## DIRECTION:
Leaving the pictures aside, transcribe every line below exactly.

## GIVEN INFORMATION:
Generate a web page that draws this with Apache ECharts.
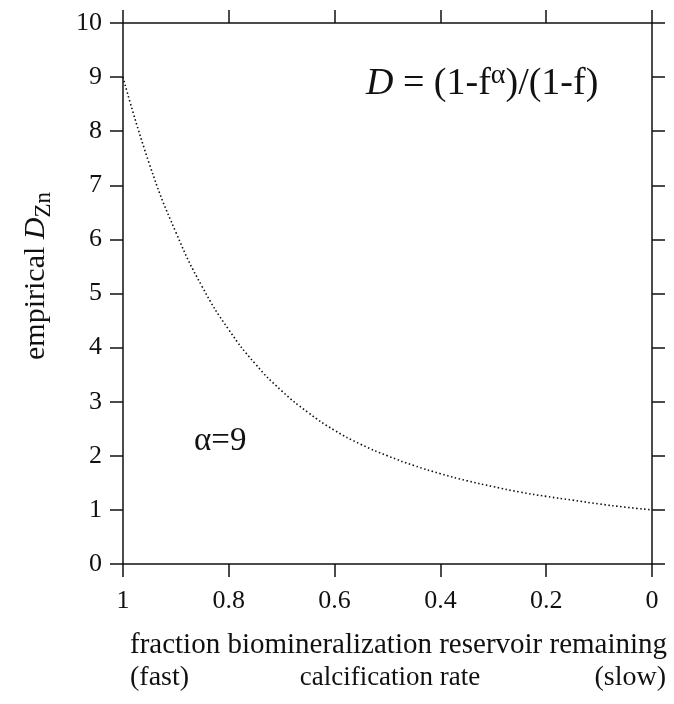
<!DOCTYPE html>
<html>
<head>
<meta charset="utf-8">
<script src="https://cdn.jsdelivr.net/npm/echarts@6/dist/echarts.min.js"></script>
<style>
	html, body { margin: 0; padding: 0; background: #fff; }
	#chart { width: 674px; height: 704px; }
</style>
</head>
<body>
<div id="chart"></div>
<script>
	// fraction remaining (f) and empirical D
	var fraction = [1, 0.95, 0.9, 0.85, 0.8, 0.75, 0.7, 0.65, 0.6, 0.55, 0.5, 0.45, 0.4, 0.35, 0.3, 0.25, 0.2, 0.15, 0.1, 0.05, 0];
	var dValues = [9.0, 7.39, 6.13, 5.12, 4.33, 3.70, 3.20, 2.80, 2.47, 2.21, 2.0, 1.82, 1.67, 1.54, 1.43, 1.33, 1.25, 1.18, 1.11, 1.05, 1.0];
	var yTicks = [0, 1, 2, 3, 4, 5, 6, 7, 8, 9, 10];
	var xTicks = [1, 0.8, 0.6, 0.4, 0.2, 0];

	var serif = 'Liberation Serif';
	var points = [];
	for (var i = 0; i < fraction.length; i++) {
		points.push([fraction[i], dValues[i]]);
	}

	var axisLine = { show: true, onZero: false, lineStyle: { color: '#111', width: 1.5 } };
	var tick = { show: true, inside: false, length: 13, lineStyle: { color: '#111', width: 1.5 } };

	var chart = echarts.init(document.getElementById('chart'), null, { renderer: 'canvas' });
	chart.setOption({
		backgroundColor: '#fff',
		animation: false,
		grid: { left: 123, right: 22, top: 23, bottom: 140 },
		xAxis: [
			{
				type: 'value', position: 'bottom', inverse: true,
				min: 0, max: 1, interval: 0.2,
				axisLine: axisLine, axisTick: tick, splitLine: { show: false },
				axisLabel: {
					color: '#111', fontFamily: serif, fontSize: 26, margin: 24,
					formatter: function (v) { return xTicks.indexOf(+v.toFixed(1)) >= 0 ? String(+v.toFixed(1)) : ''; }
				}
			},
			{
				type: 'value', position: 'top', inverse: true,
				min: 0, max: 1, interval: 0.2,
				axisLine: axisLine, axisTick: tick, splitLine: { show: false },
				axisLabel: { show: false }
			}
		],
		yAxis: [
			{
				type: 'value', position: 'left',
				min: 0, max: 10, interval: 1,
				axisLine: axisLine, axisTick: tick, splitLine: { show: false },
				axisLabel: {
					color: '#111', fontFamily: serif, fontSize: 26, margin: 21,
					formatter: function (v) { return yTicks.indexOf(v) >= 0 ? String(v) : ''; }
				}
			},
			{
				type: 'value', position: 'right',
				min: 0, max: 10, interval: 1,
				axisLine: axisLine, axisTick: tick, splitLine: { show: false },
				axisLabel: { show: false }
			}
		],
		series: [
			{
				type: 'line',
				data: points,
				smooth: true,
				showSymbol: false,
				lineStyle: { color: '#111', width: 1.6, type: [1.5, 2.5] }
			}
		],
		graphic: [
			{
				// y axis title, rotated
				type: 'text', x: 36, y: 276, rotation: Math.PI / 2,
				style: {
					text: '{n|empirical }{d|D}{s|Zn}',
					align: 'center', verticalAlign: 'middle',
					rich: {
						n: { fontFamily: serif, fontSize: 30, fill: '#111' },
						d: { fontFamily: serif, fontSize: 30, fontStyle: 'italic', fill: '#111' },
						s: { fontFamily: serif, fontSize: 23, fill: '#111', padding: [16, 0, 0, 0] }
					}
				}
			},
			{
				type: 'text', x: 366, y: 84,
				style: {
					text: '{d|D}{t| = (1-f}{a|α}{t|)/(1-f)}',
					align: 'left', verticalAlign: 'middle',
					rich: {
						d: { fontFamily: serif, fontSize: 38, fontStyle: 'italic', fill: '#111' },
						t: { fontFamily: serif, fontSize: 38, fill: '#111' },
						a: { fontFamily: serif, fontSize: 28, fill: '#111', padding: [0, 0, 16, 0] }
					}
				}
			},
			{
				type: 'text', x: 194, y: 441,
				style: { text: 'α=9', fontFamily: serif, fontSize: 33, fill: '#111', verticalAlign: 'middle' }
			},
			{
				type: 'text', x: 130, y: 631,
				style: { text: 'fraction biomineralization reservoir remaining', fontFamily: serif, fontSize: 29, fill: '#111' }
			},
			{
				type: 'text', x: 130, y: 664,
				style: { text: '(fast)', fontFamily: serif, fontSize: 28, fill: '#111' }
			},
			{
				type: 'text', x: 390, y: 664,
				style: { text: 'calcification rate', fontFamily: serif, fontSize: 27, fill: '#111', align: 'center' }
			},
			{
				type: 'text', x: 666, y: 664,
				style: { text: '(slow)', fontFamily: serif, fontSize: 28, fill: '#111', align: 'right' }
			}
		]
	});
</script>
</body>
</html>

## EXERCISE RESPONSE:
Generate a web page that draws this with Apache ECharts.
<!DOCTYPE html>
<html>
<head>
<meta charset="utf-8">
<script src="https://cdn.jsdelivr.net/npm/echarts@6/dist/echarts.min.js"></script>
<style>
	html, body { margin: 0; padding: 0; background: #fff; }
	#chart { width: 674px; height: 704px; }
</style>
</head>
<body>
<div id="chart"></div>
<script>
	// fraction remaining (f) and empirical D
	var fraction = [1, 0.95, 0.9, 0.85, 0.8, 0.75, 0.7, 0.65, 0.6, 0.55, 0.5, 0.45, 0.4, 0.35, 0.3, 0.25, 0.2, 0.15, 0.1, 0.05, 0];
	var dValues = [9.0, 7.39, 6.13, 5.12, 4.33, 3.70, 3.20, 2.80, 2.47, 2.21, 2.0, 1.82, 1.67, 1.54, 1.43, 1.33, 1.25, 1.18, 1.11, 1.05, 1.0];
	var yTicks = [0, 1, 2, 3, 4, 5, 6, 7, 8, 9, 10];
	var xTicks = [1, 0.8, 0.6, 0.4, 0.2, 0];

	var serif = 'Liberation Serif';
	var points = [];
	for (var i = 0; i < fraction.length; i++) {
		points.push([fraction[i], dValues[i]]);
	}

	var axisLine = { show: true, onZero: false, lineStyle: { color: '#111', width: 1.5 } };
	var tick = { show: true, inside: false, length: 13, lineStyle: { color: '#111', width: 1.5 } };

	var chart = echarts.init(document.getElementById('chart'), null, { renderer: 'canvas' });
	chart.setOption({
		backgroundColor: '#fff',
		animation: false,
		grid: { left: 123, right: 22, top: 23, bottom: 140 },
		xAxis: [
			{
				type: 'value', position: 'bottom', inverse: true,
				min: 0, max: 1, interval: 0.2,
				axisLine: axisLine, axisTick: tick, splitLine: { show: false },
				axisLabel: {
					color: '#111', fontFamily: serif, fontSize: 26, margin: 24,
					formatter: function (v) { return xTicks.indexOf(+v.toFixed(1)) >= 0 ? String(+v.toFixed(1)) : ''; }
				}
			},
			{
				type: 'value', position: 'top', inverse: true,
				min: 0, max: 1, interval: 0.2,
				axisLine: axisLine, axisTick: tick, splitLine: { show: false },
				axisLabel: { show: false }
			}
		],
		yAxis: [
			{
				type: 'value', position: 'left',
				min: 0, max: 10, interval: 1,
				axisLine: axisLine, axisTick: tick, splitLine: { show: false },
				axisLabel: {
					color: '#111', fontFamily: serif, fontSize: 26, margin: 21,
					formatter: function (v) { return yTicks.indexOf(v) >= 0 ? String(v) : ''; }
				}
			},
			{
				type: 'value', position: 'right',
				min: 0, max: 10, interval: 1,
				axisLine: axisLine, axisTick: tick, splitLine: { show: false },
				axisLabel: { show: false }
			}
		],
		series: [
			{
				type: 'line',
				data: points,
				smooth: true,
				showSymbol: false,
				lineStyle: { color: '#111', width: 1.6, type: [1.5, 2.5] }
			}
		],
		graphic: [
			{
				// y axis title, rotated
				type: 'text', x: 36, y: 276, rotation: Math.PI / 2,
				style: {
					text: '{n|empirical }{d|D}{s|Zn}',
					align: 'center', verticalAlign: 'middle',
					rich: {
						n: { fontFamily: serif, fontSize: 30, fill: '#111' },
						d: { fontFamily: serif, fontSize: 30, fontStyle: 'italic', fill: '#111' },
						s: { fontFamily: serif, fontSize: 23, fill: '#111', padding: [16, 0, 0, 0] }
					}
				}
			},
			{
				type: 'text', x: 366, y: 84,
				style: {
					text: '{d|D}{t| = (1-f}{a|α}{t|)/(1-f)}',
					align: 'left', verticalAlign: 'middle',
					rich: {
						d: { fontFamily: serif, fontSize: 38, fontStyle: 'italic', fill: '#111' },
						t: { fontFamily: serif, fontSize: 38, fill: '#111' },
						a: { fontFamily: serif, fontSize: 28, fill: '#111', padding: [0, 0, 16, 0] }
					}
				}
			},
			{
				type: 'text', x: 194, y: 441,
				style: { text: 'α=9', fontFamily: serif, fontSize: 33, fill: '#111', verticalAlign: 'middle' }
			},
			{
				type: 'text', x: 130, y: 631,
				style: { text: 'fraction biomineralization reservoir remaining', fontFamily: serif, fontSize: 29, fill: '#111' }
			},
			{
				type: 'text', x: 130, y: 664,
				style: { text: '(fast)', fontFamily: serif, fontSize: 28, fill: '#111' }
			},
			{
				type: 'text', x: 390, y: 664,
				style: { text: 'calcification rate', fontFamily: serif, fontSize: 27, fill: '#111', align: 'center' }
			},
			{
				type: 'text', x: 666, y: 664,
				style: { text: '(slow)', fontFamily: serif, fontSize: 28, fill: '#111', align: 'right' }
			}
		]
	});
</script>
</body>
</html>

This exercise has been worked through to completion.